Forced Alignment

Learn how to turn spoken audio and text into a time-aligned transcript with ElevenLabs.

Overview

The ElevenLabs Forced Alignment API turns spoken audio and text into a time-aligned transcript. This is useful for cases where you have audio recording and a transcript, but need exact timestamps for each word or phrase in the transcript. This can be used for:

  • Matching subtitles to a video recording
  • Generating timings for an audiobook recording of an ebook

Usage

The Forced Alignment API can be used by interfacing with the ElevenLabs API directly.

Supported languages

Our v2 models support 29 languages:

English (USA, UK, Australia, Canada), Japanese, Chinese, German, Hindi, French (France, Canada), Korean, Portuguese (Brazil, Portugal), Italian, Spanish (Spain, Mexico), Indonesian, Dutch, Turkish, Filipino, Polish, Swedish, Bulgarian, Romanian, Arabic (Saudi Arabia, UAE), Czech, Greek, Finnish, Croatian, Malay, Slovak, Danish, Tamil, Ukrainian & Russian.

FAQ

Forced alignment is a technique used to align spoken audio with text. It’s useful for cases where you have audio recording and a transcript, but need exact timestamps for each word or phrase in the transcript.

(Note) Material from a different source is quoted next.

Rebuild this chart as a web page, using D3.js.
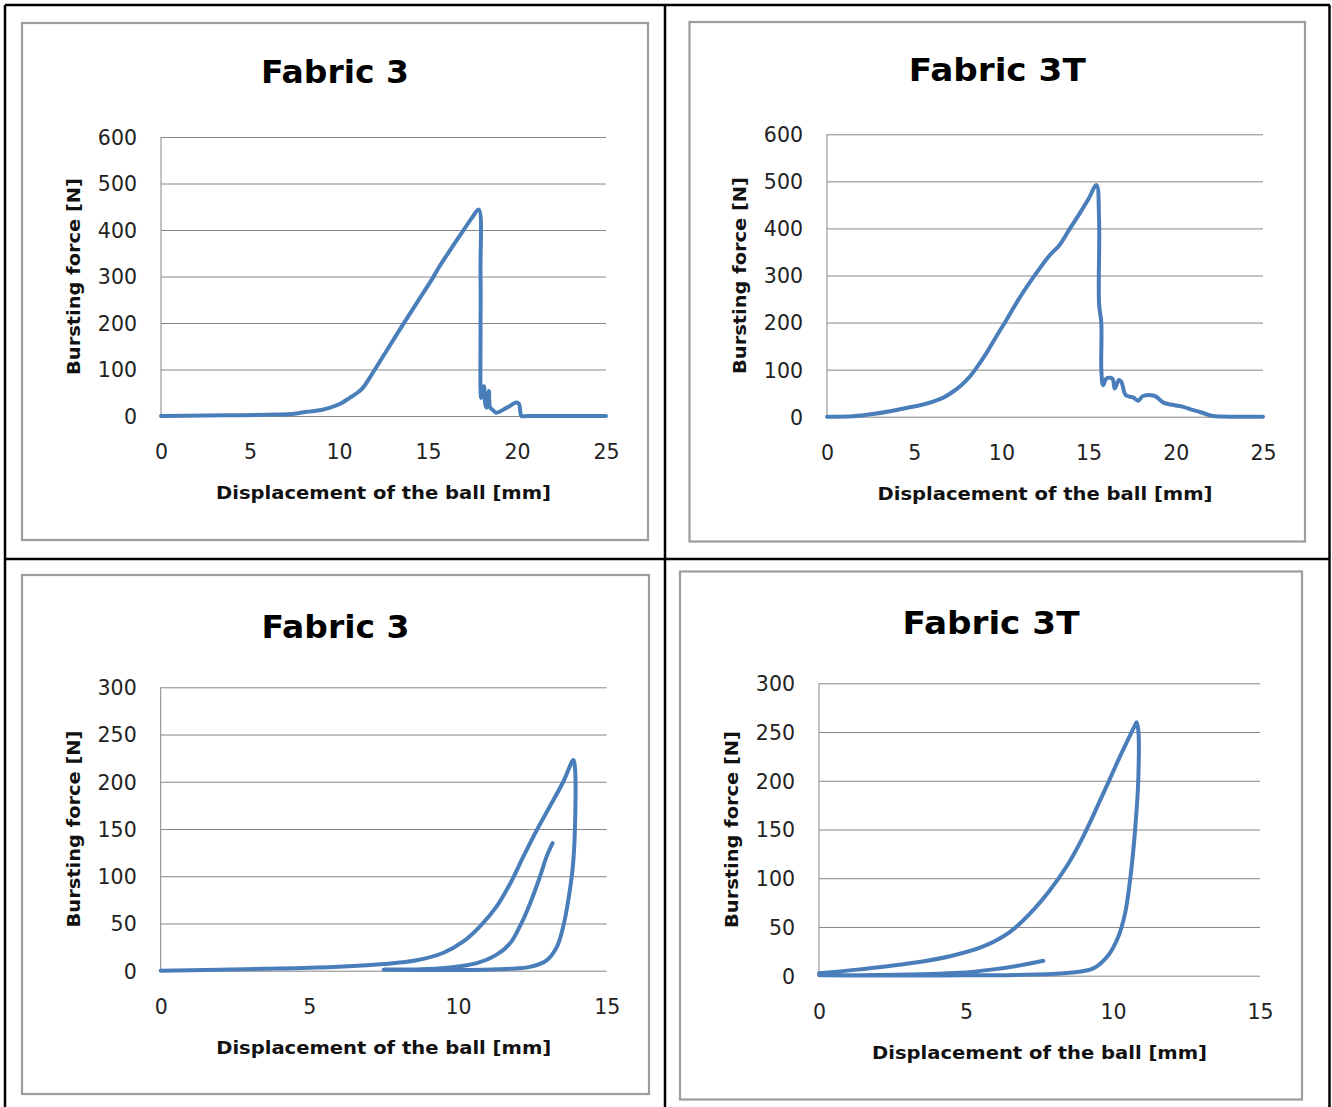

The input text should be a string with no special formatting i.e. JSON.

Example of good input text:

"Hello, how are you?"

Example of bad input text:

{
"text": "Hello, how are you?"
}

Forced Alignment costs the same as the Speech to Text API.

Forced Alignment does not support diarization. If you provide diarized text, the API will likely return unwanted results.

The maximum file size for Forced Alignment is 1GB.

For audio and video files, the maximum duration is 4.5 hours.

For the text input, the maximum length is 100,000,000 (one hundred million) characters.